The primary goal of the study was to examine challenges presented to humanities doctoral students that lead to increased attrition and long completion rates. The data gathered will be used to develop strategies by which research libraries can address the issues of community, accessible space, research assistance and development of a scholarly identity singled out by the study.
"High attrition rates and extended time to completion are nationally recognized issues for students pursuing doctoral degrees in the humanities," James G. Neal, Vice President for Information Services and University Librarian, Columbia University said. "The results of this study will inform university and library leadership on the importance of library collections, services and facilities to the work and success of graduate students."
Both Columbia and Cornell libraries plan to use the results of the study to create new opportunities and encourage deeper collaboration with campus partners.
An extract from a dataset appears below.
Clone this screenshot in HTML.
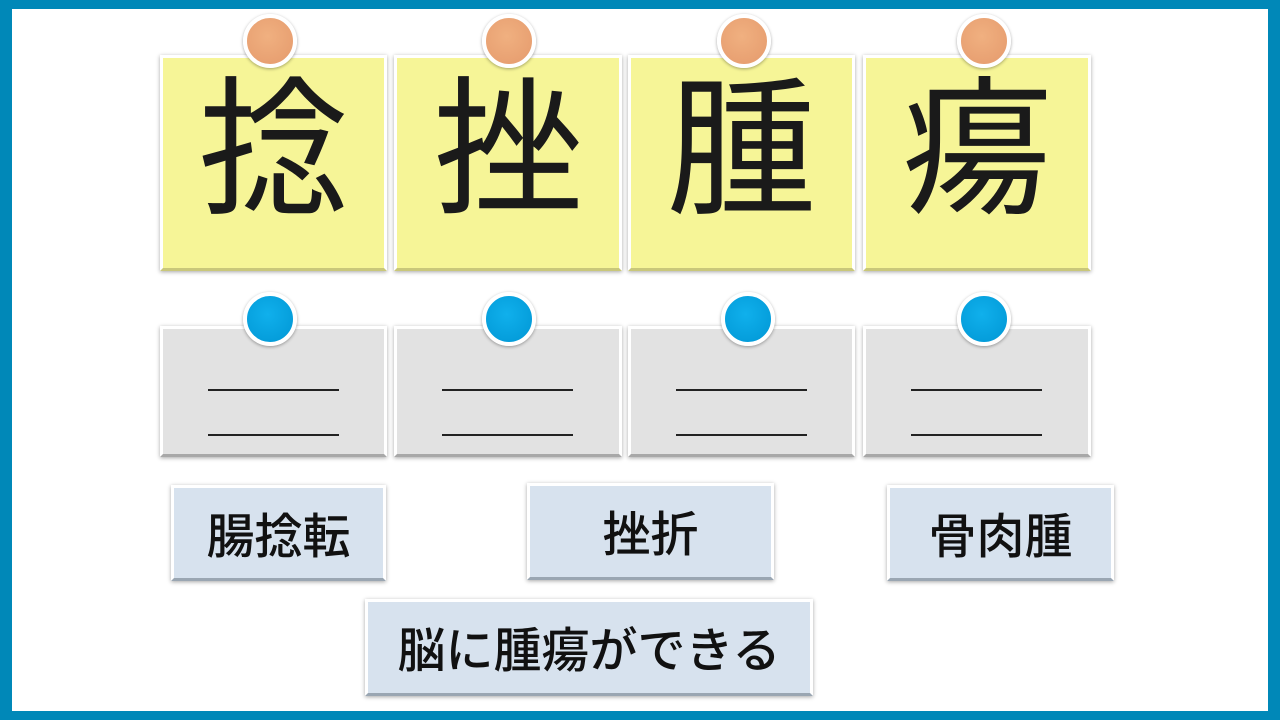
<!DOCTYPE html>
<html><head><meta charset="utf-8"><style>
*{margin:0;padding:0;box-sizing:border-box}
body{width:1280px;height:720px;background:#0088b8;position:relative;overflow:hidden;font-family:"Liberation Sans","Noto Sans CJK JP",sans-serif}
.inner{position:absolute;left:12px;top:9px;width:1256px;height:702px;background:#fff}
.card{position:absolute;border:3px solid #fff;box-shadow:0 1px 4px rgba(0,0,0,.35)}
.y{background:#f6f597;border-bottom:3px solid #c9c77a;top:55px;height:216px}
.g{background:#e2e2e2;border-bottom:3px solid #a8a8a8;top:326px;height:131px}
.big{position:absolute;left:0;right:0;top:-20px;text-align:center;font-size:150px;line-height:200px;color:#1a1a1a;font-family:"Noto Sans CJK JP",sans-serif}
.ln{position:absolute;left:45px;width:131px;height:2px;background:#222}
.pin{position:absolute;width:54px;height:54px;border-radius:50%;border:4px solid #fff;box-shadow:0 1px 3px rgba(0,0,0,.35)}
.o{background:radial-gradient(circle at 45% 40%,#f0b080,#e59a6c);top:14px}
.b{background:radial-gradient(circle at 45% 40%,#10b0ec,#0096d4);top:292px}
.lab{position:absolute;background:#d7e2ee;border:3px solid #fff;border-bottom:3px solid #9aa6b2;box-shadow:0 1px 4px rgba(0,0,0,.35);text-align:center;font-size:48px;font-weight:500;color:#111;font-family:"Noto Sans CJK JP",sans-serif}
</style></head><body>
<div class="inner"></div>
<div class="card y" style="left:160px;width:227px"><div class="big">捻</div></div>
<div class="card y" style="left:394px;width:228px"><div class="big">挫</div></div>
<div class="card y" style="left:628px;width:227px"><div class="big">腫</div></div>
<div class="card y" style="left:863px;width:228px"><div class="big">瘍</div></div>
<div class="pin o" style="left:243px"></div>
<div class="pin o" style="left:482px"></div>
<div class="pin o" style="left:717px"></div>
<div class="pin o" style="left:957px"></div>
<div class="card g" style="left:160px;width:227px"><div class="ln" style="top:60px"></div><div class="ln" style="top:105px"></div></div>
<div class="card g" style="left:394px;width:228px"><div class="ln" style="top:60px"></div><div class="ln" style="top:105px"></div></div>
<div class="card g" style="left:628px;width:227px"><div class="ln" style="top:60px"></div><div class="ln" style="top:105px"></div></div>
<div class="card g" style="left:863px;width:228px"><div class="ln" style="top:60px"></div><div class="ln" style="top:105px"></div></div>
<div class="pin b" style="left:243px"></div>
<div class="pin b" style="left:482px"></div>
<div class="pin b" style="left:721px"></div>
<div class="pin b" style="left:957px"></div>
<div class="lab" style="left:171px;top:485px;width:215px;height:96px;line-height:88px">腸捻転</div>
<div class="lab" style="left:527px;top:483px;width:247px;height:97px;line-height:89px">挫折</div>
<div class="lab" style="left:887px;top:485px;width:227px;height:96px;line-height:88px">骨肉腫</div>
<div class="lab" style="left:365px;top:599px;width:448px;height:97px;line-height:89px">脳に腫瘍ができる</div>
</body></html>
Columbia will also use the study to inform ongoing facilities development and the renovation and expansion of the Digital Humanities Center; Cornell will explore the feasibility of an immersion program for humanities graduate students.
"This study speaks to some of the deepest concerns for students of the humanities," said Anne R. Kenney, Carl A. Kroch University Librarian at Cornell. "Ultimately, libraries will be able not only to support their development as scholars, but also to help build community and create a more successful academic experience."
The results of this study will be presented at the 3rd Qualitative and Quantitative Methods in Libraries International Conference (QQML2011) in Athens, Greece at the end of May.